_Exercise:_ Count how many lines contain the word "this". Respond with the number alone.

## Begin Raw data

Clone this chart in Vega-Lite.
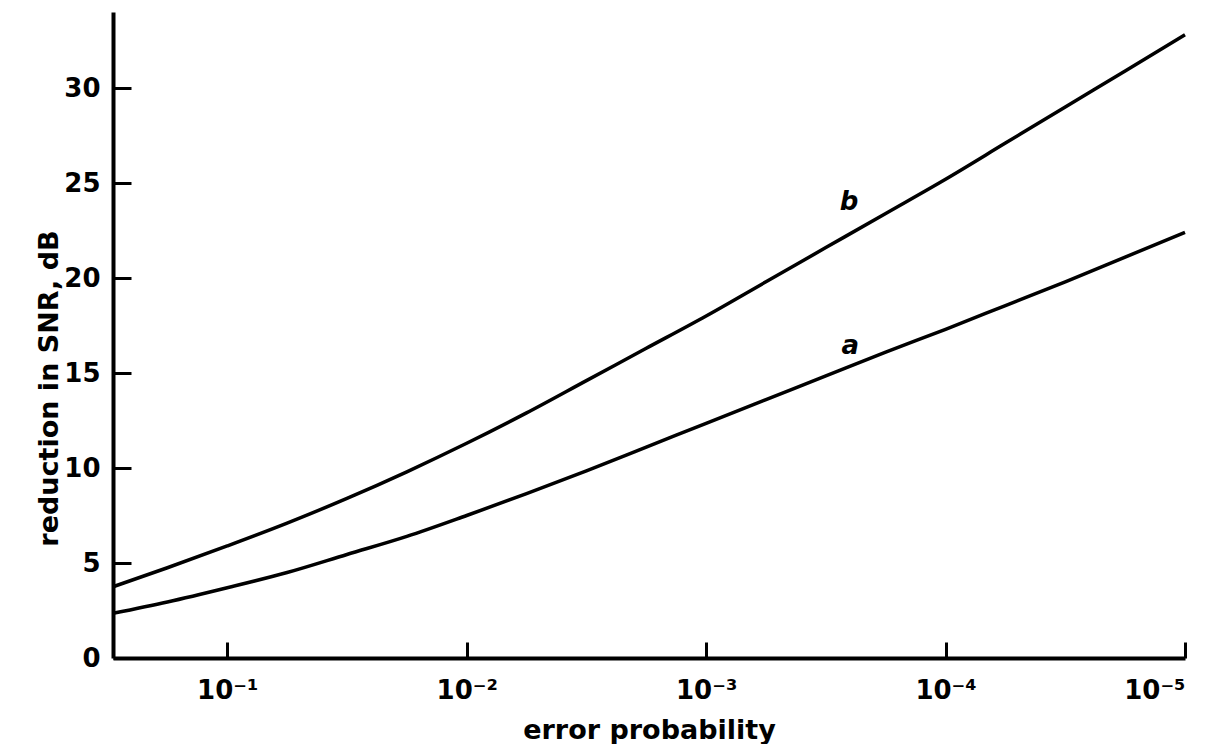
{
  "$schema": "https://vega.github.io/schema/vega-lite/v6.json",
  "autosize": "none",
  "width": 1072,
  "height": 646,
  "padding": {"left": 113, "top": 12, "right": 35, "bottom": 86},
  "background": "white",
  "config": {
    "view": {"stroke": null},
    "font": "DejaVu Sans",
    "axis": {
      "domainColor": "black",
      "domainWidth": 4,
      "tickColor": "black",
      "tickWidth": 3,
      "grid": false,
      "labelColor": "black",
      "labelFont": "DejaVu Sans",
      "labelFontWeight": "bold",
      "labelFontSize": 26,
      "titleColor": "black",
      "titleFont": "DejaVu Sans",
      "titleFontWeight": "bold",
      "titleFontSize": 27
    }
  },
  "data": {
    "values": [
      {"p": 0.3, "snr": 3.75, "curve": "b"},
      {"p": 0.1778, "snr": 4.75, "curve": "b"},
      {"p": 0.1, "snr": 5.9, "curve": "b"},
      {"p": 0.05623, "snr": 7.1, "curve": "b"},
      {"p": 0.03162, "snr": 8.4, "curve": "b"},
      {"p": 0.01778, "snr": 9.8, "curve": "b"},
      {"p": 0.01, "snr": 11.3, "curve": "b"},
      {"p": 0.005623, "snr": 12.9, "curve": "b"},
      {"p": 0.003162, "snr": 14.6, "curve": "b"},
      {"p": 0.001778, "snr": 16.3, "curve": "b"},
      {"p": 0.001, "snr": 18.0, "curve": "b"},
      {"p": 0.0005623, "snr": 19.8, "curve": "b"},
      {"p": 0.0003162, "snr": 21.6, "curve": "b"},
      {"p": 0.0001778, "snr": 23.4, "curve": "b"},
      {"p": 0.0001, "snr": 25.2, "curve": "b"},
      {"p": 0.00005623, "snr": 27.1, "curve": "b"},
      {"p": 0.00003162, "snr": 29.0, "curve": "b"},
      {"p": 0.00001778, "snr": 30.9, "curve": "b"},
      {"p": 0.00001, "snr": 32.8, "curve": "b"},
      {"p": 0.3, "snr": 2.35, "curve": "a"},
      {"p": 0.1778, "snr": 2.95, "curve": "a"},
      {"p": 0.1, "snr": 3.7, "curve": "a"},
      {"p": 0.05623, "snr": 4.5, "curve": "a"},
      {"p": 0.03162, "snr": 5.45, "curve": "a"},
      {"p": 0.01778, "snr": 6.4, "curve": "a"},
      {"p": 0.01, "snr": 7.5, "curve": "a"},
      {"p": 0.005623, "snr": 8.65, "curve": "a"},
      {"p": 0.003162, "snr": 9.85, "curve": "a"},
      {"p": 0.001778, "snr": 11.1, "curve": "a"},
      {"p": 0.001, "snr": 12.35, "curve": "a"},
      {"p": 0.0005623, "snr": 13.6, "curve": "a"},
      {"p": 0.0003162, "snr": 14.85, "curve": "a"},
      {"p": 0.0001778, "snr": 16.1, "curve": "a"},
      {"p": 0.0001, "snr": 17.3, "curve": "a"},
      {"p": 0.00005623, "snr": 18.55, "curve": "a"},
      {"p": 0.00003162, "snr": 19.8, "curve": "a"},
      {"p": 0.00001778, "snr": 21.1, "curve": "a"},
      {"p": 0.00001, "snr": 22.4, "curve": "a"}
    ]
  },
  "layer": [
    {
      "mark": {"type": "line", "color": "black", "strokeWidth": 3.5, "interpolate": "monotone"},
      "encoding": {
        "x": {
          "field": "p",
          "type": "quantitative",
          "scale": {"type": "log", "domain": [0.3, 0.00001], "nice": false},
          "axis": {
            "title": "error probability",
            "values": [0.1, 0.01, 0.001, 0.0001, 0.00001],
            "labelExpr": "'10⁻' + ['','¹','²','³','⁴','⁵'][round(-log(datum.value)/LN10)]",
            "tickSize": -16,
            "labelPadding": 35,
            "labelDx": 12,
            "titleY": 80,
            "titleBaseline": "alphabetic"
          }
        },
        "y": {
          "field": "snr",
          "type": "quantitative",
          "scale": {"domain": [0, 34], "nice": false},
          "axis": {
            "title": "reduction in SNR, dB",
            "values": [0, 5, 10, 15, 20, 25, 30],
            "tickSize": -18,
            "labelPadding": 31,
            "titleX": -56,
            "titleY": 376,
            "titleAlign": "center",
            "titleBaseline": "alphabetic"
          }
        },
        "detail": {"field": "curve"}
      }
    },
    {
      "data": {
        "values": [
          {"p": 0.000253, "snr": 24.0, "label": "b"},
          {"p": 0.00025, "snr": 16.4, "label": "a"}
        ]
      },
      "mark": {"type": "text", "font": "DejaVu Sans", "fontStyle": "italic", "fontWeight": "bold", "fontSize": 26, "color": "black", "baseline": "middle", "align": "center"},
      "encoding": {
        "x": {"field": "p", "type": "quantitative"},
        "y": {"field": "snr", "type": "quantitative"},
        "text": {"field": "label"}
      }
    }
  ]
}
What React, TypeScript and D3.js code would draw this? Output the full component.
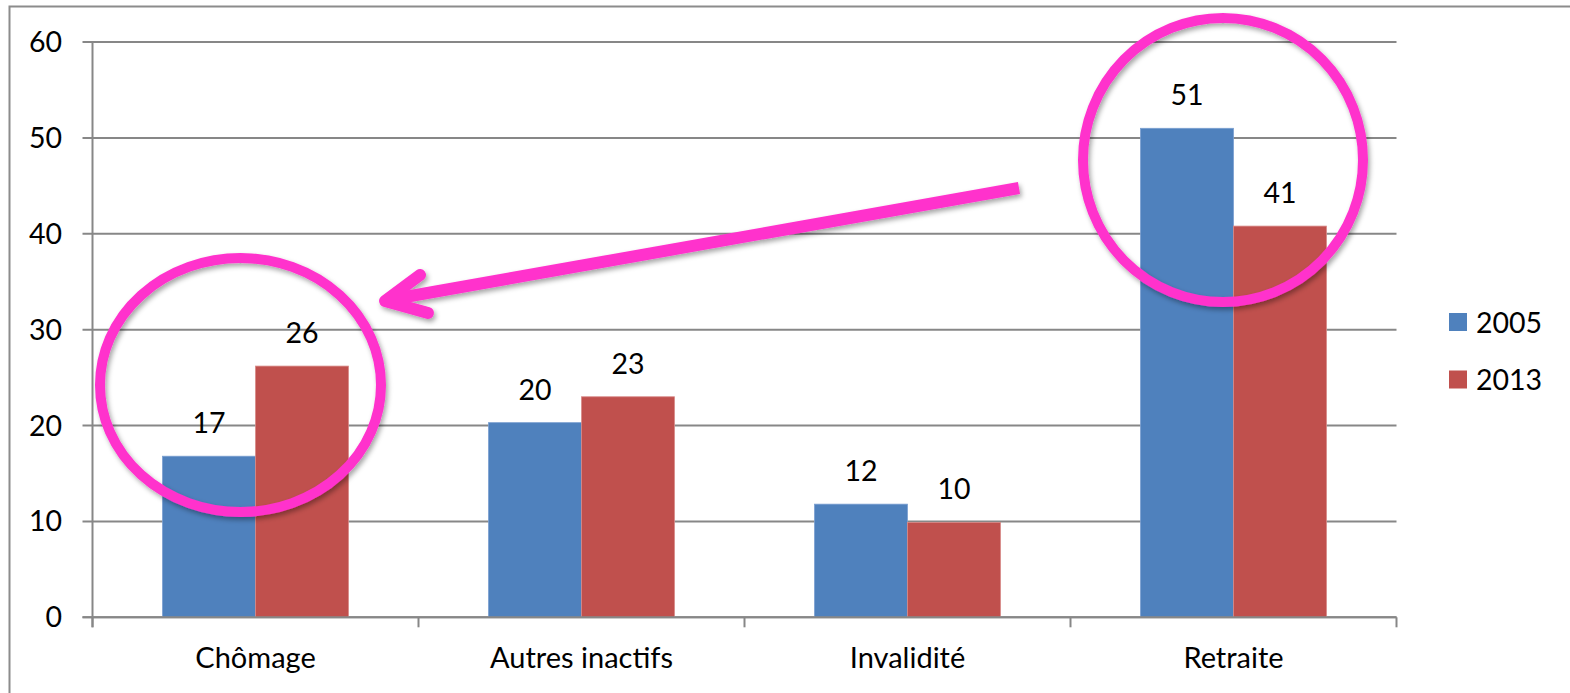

## End Raw data

_Written answer:_ 2